— GIVEN TASK —
The material below has pictures in it. Set down only the lines from the line containing "Convert this chart to matplotlib code." through the line containing "from matplotlib.lines import Line2D", word for word, and leave the pictures behind.

— SUPPLIED RECORDS —

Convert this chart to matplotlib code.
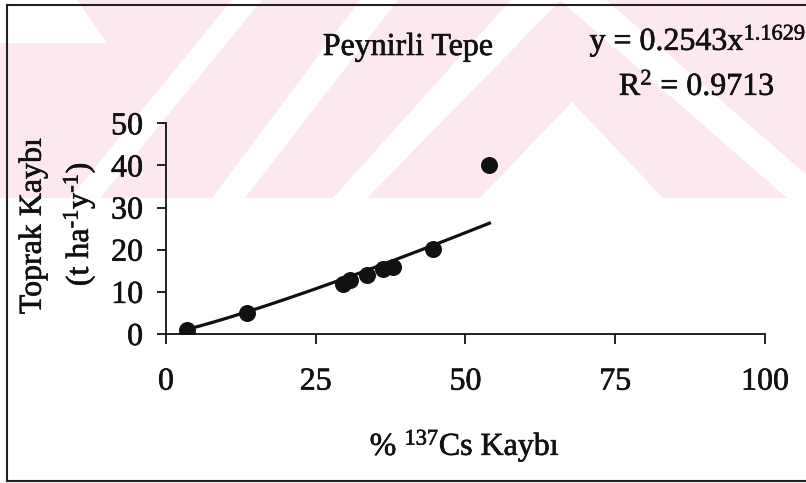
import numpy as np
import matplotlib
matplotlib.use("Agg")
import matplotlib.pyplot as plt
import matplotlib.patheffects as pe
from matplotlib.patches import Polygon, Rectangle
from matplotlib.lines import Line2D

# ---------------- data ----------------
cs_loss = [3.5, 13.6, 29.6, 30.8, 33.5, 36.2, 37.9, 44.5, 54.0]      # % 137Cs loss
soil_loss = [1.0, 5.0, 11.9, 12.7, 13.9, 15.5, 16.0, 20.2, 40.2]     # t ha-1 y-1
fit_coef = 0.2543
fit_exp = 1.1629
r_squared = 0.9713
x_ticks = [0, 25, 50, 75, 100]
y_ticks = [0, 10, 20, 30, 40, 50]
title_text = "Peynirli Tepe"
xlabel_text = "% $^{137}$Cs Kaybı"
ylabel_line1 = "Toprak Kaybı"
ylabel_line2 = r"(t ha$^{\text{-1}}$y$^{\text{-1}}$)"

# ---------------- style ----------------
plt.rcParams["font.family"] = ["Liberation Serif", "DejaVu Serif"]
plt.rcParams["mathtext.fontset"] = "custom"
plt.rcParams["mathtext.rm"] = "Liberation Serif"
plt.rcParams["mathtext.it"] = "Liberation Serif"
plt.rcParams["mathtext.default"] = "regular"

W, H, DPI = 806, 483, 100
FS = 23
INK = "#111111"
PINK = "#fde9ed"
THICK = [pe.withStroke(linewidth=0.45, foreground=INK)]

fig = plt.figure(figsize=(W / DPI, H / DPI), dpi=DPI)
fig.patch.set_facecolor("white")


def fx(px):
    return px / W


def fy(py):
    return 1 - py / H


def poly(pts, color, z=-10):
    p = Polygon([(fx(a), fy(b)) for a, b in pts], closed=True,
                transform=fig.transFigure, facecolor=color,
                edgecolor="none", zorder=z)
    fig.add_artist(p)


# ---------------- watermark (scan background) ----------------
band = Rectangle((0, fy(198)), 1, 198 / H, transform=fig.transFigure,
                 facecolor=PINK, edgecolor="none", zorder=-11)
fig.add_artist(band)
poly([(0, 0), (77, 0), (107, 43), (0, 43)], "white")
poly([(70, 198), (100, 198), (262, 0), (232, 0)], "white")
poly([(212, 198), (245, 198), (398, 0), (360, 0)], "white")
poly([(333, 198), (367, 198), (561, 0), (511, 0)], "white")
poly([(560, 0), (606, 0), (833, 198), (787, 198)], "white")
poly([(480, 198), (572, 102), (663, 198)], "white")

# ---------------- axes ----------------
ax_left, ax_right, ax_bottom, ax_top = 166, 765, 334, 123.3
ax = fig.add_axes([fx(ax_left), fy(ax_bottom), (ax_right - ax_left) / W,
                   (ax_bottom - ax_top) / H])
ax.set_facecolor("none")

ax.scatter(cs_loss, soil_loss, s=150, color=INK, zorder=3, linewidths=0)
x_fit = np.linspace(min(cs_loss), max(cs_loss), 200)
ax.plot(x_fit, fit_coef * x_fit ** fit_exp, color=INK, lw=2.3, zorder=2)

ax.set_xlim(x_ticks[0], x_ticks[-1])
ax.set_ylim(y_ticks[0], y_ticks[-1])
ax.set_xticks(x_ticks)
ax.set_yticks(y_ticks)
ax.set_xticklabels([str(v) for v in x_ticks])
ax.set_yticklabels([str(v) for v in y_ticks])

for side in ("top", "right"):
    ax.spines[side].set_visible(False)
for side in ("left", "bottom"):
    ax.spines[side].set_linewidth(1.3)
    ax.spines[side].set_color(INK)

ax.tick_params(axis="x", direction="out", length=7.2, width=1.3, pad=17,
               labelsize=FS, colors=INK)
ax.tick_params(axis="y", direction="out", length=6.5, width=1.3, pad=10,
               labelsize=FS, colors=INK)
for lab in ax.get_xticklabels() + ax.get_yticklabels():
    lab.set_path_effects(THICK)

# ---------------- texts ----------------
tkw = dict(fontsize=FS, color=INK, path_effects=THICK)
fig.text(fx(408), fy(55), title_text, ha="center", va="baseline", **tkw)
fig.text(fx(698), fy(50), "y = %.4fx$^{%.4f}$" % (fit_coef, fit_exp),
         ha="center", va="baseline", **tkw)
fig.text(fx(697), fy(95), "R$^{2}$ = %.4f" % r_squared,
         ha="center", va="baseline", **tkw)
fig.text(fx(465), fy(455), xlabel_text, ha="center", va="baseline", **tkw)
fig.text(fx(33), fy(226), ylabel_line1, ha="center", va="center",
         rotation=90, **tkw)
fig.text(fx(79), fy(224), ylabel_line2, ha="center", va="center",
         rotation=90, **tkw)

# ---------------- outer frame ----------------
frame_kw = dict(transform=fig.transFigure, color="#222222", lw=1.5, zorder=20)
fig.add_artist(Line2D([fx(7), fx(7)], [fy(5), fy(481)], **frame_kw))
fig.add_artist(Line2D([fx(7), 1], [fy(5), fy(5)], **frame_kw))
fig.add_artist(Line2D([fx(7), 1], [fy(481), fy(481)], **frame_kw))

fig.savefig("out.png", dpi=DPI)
* * *
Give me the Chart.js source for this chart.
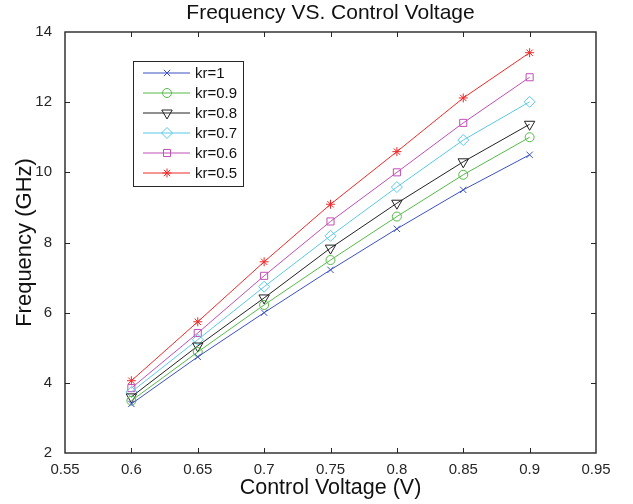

— COMPLETE ANSWER —
Convert this chart to matplotlib code.
import numpy as np
import matplotlib
matplotlib.use("Agg")
import matplotlib.pyplot as plt
import matplotlib.patheffects as pe
from matplotlib.patches import Polygon, Rectangle
from matplotlib.lines import Line2D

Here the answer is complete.